Destinatario della cartolina era il Nobil Uomo  Primo Capitano Vitaliano Mariano (Veglie, 1881, ivi 1936), figlio di Vitale e di Rosa Spagnolo, fratello dell’arciprete Pasquale Mariano,  residente a  Falconara Marittima (Ancona). Mentre il mittente era  il podestà Giuseppe Negro, amico di famiglia. In calce alla cartolina il podestà scrive: “Con affetto benaugurando”. Difficile capire a cosa si riferissero gli auguri, molto probabilmente  allo stato di salute visto che il 15 marzo 1936 poco dopo il suo rientro a Veglie  perché  gravemente ammalato,  muore nella Villa Carlolupo (Casino del Capitano) che si era fatta costruire dal fratello Giovanni; aveva 54 anni. Al momento del decesso aveva raggiunto il grado di Maggiore dell’Esercito italiano. Dopo pochi anni, nel 1941, la moglie che era la nobildonna Ines Pergoli Campanelli, lascia Veglie e rientra a Falconara Marittima con i suoi tre figli.
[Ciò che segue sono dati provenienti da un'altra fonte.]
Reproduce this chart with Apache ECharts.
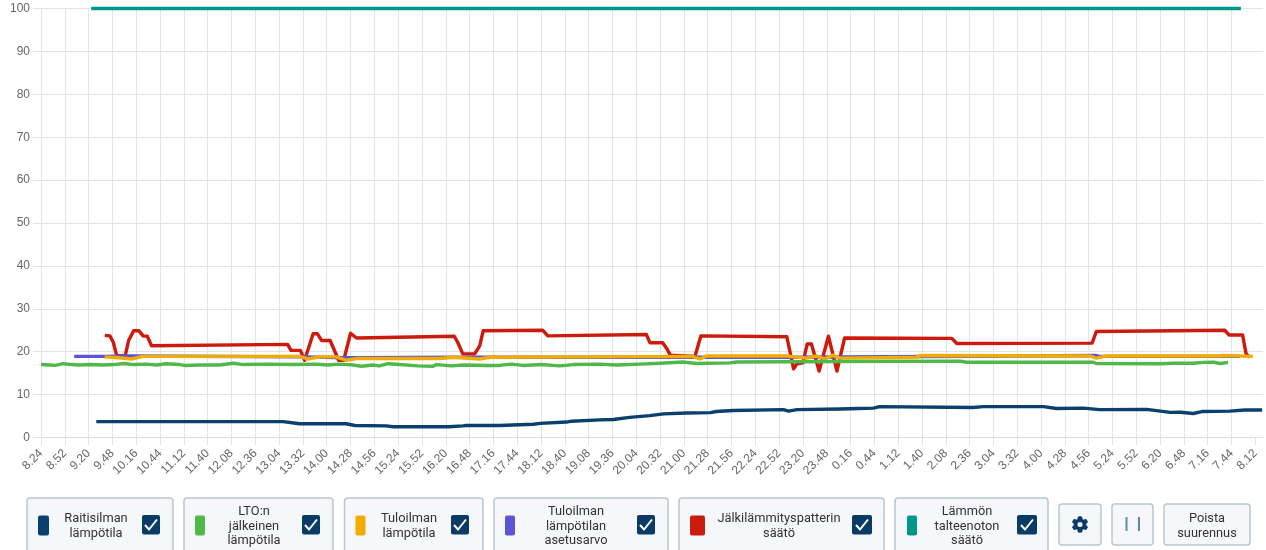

Ma esiste ancora una quarta lapide che manca all’appello. Originariamente era collocata sulla colonna celebrativa dei caduti della prima guerra mondiale che si trovava in Parco Rimembranze. Misurava cm. 50xcm. 60 circa ed è stata rimossa dopo gli anni ’50.  Non è dato sapere cosa c’era raffigurato o scritto.

Questa puntata finisce qui. Da parte nostra continueremo a “divertirci” alla ricerca della nostra Storia con la speranza di incuriosire ed appassionare anche i vegliesi.